Israele, secondo il Ministro israeliano Ayalon                                  
il nuovo missile iraniano dovrebbe preoccupare l'Europa

Tel Aviv, 20 mag -
In un'intervista radiofonica il viceministro degli Esteri israeliano, Dany Ayalon, commentando l'annuncio di un nuovo missile, a gittata medio-lunga testato dall'Iran, ha detto che questo non cambia nulla per Israele "sul piano strategico", ma "dovrebbe preoccupare" l'Europa. Ayalon, ha affermato inoltre che - in base alle sue informazioni - gli iraniani starebbero cercando di mettere a punto anche "un missile balistico di gittata pari a 10.000 chilometri", in grado potenzialmente di "colpire la costa est degli Usa". I test iraniani vengono in ogni modo interpretati dai portavoce governativi di Israele come una conferma del grado di pericolosità dei programmi nucleari di Teheran.

Tel Aviv, la stampa israeliana annuncia i primi dettagli 
del piano di pace americano per il Medioriente

Tel Aviv, 20 mag -
La stampa israeliana pubblica oggi i primi dettagli di un piano di pace, elaborato assieme a re Abdallah di Giordania e basato sull'iniziativa di pace saudita del 2002, che il Presidente americano Barak Obama presenterà al Cairo il prossimo 4 giugno. Il piano prevede la costituzione di uno Stato palestinese indipendente, democratico e smilitarizzato, dotato di continuità territoriale fra Cisgiordania e Gaza (grazie anche a modifiche di confine) e con Gerusalemme est per capitale. Nella Città vecchia di Gerusalemme - dove sono concentrati luoghi santi importanti alle tre religioni monoteistiche - sventolerebbe la bandiera delle Nazioni Unite.

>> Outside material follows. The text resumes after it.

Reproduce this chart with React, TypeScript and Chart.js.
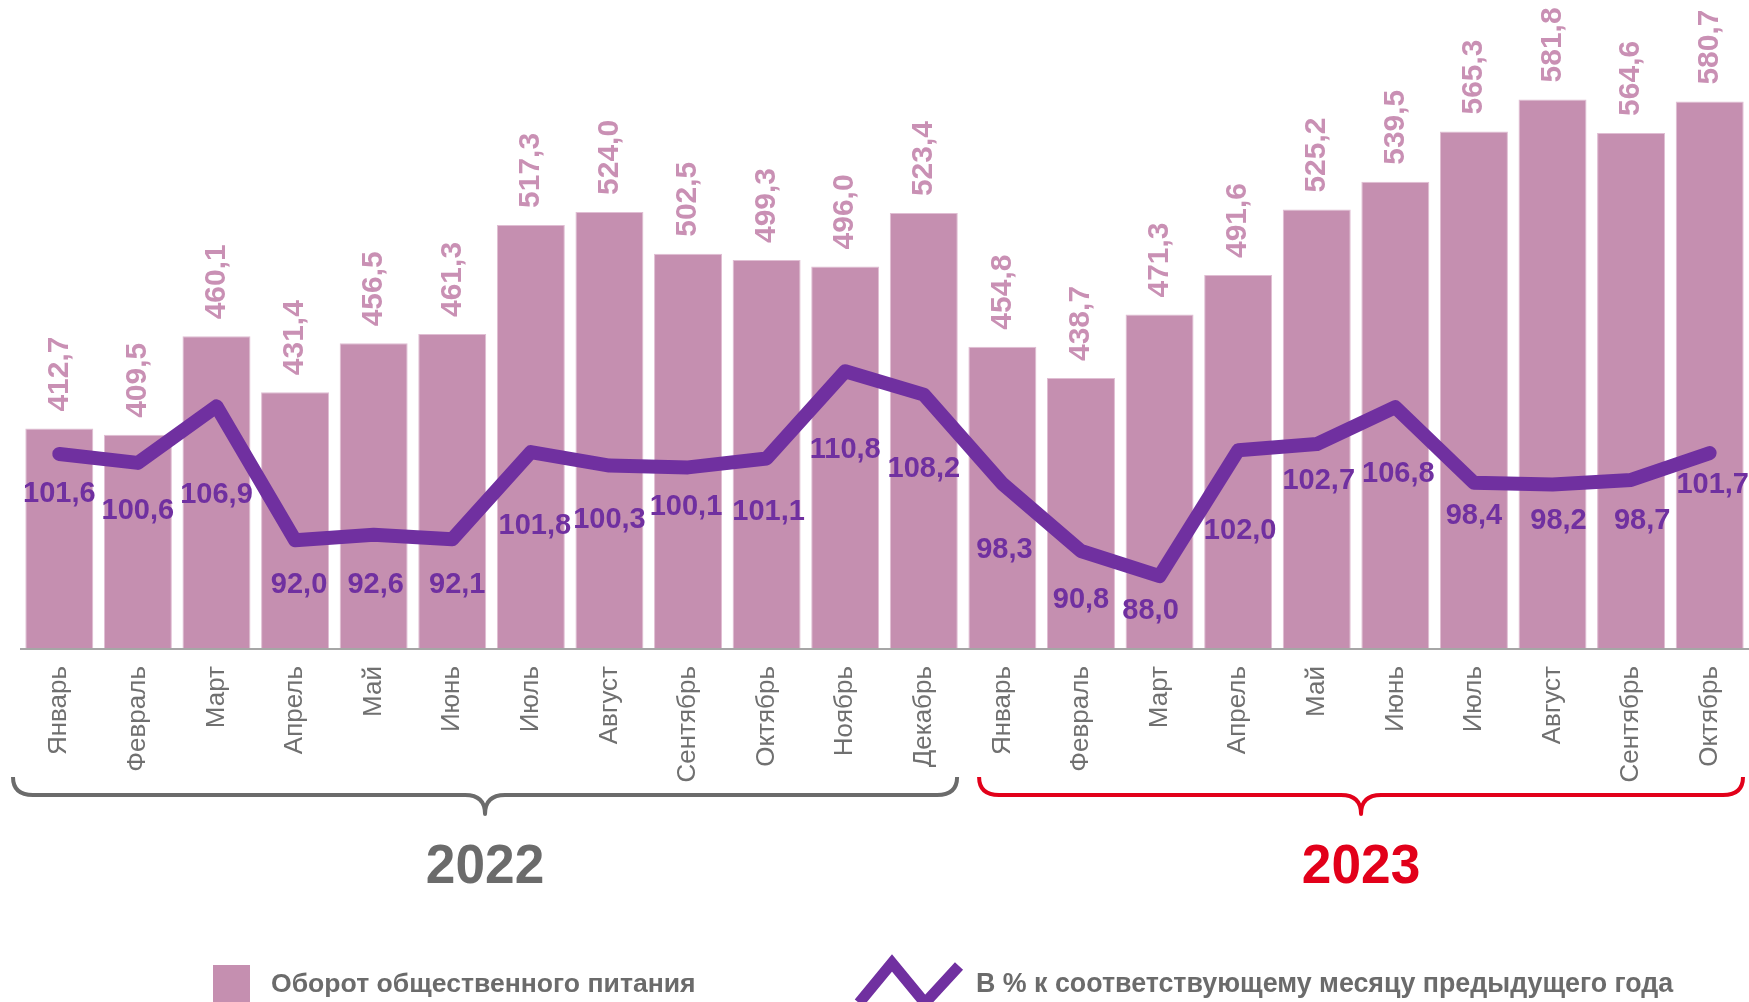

Da parte sua il mondo arabo procederebbe alla normalizzazione delle relazioni con Israele. Lo Stato ebraico aprirebbe prima 'uffici di interesse' e poi rappresentanze diplomatiche in ogni capitale araba e turisti israeliani avrebbero in quei Paesi piena libertà di movimento. Il piano prevede inoltre negoziati di pace paralleli anche fra Israele da un lato e Libano e Siria dall'altro. Ai profughi palestinesi verrebbe infine offerta la scelta se restare nei Paesi dove risiedono attualmente, ricevendone la cittadinanza, oppure rientrare nel nuovo stato palestinese.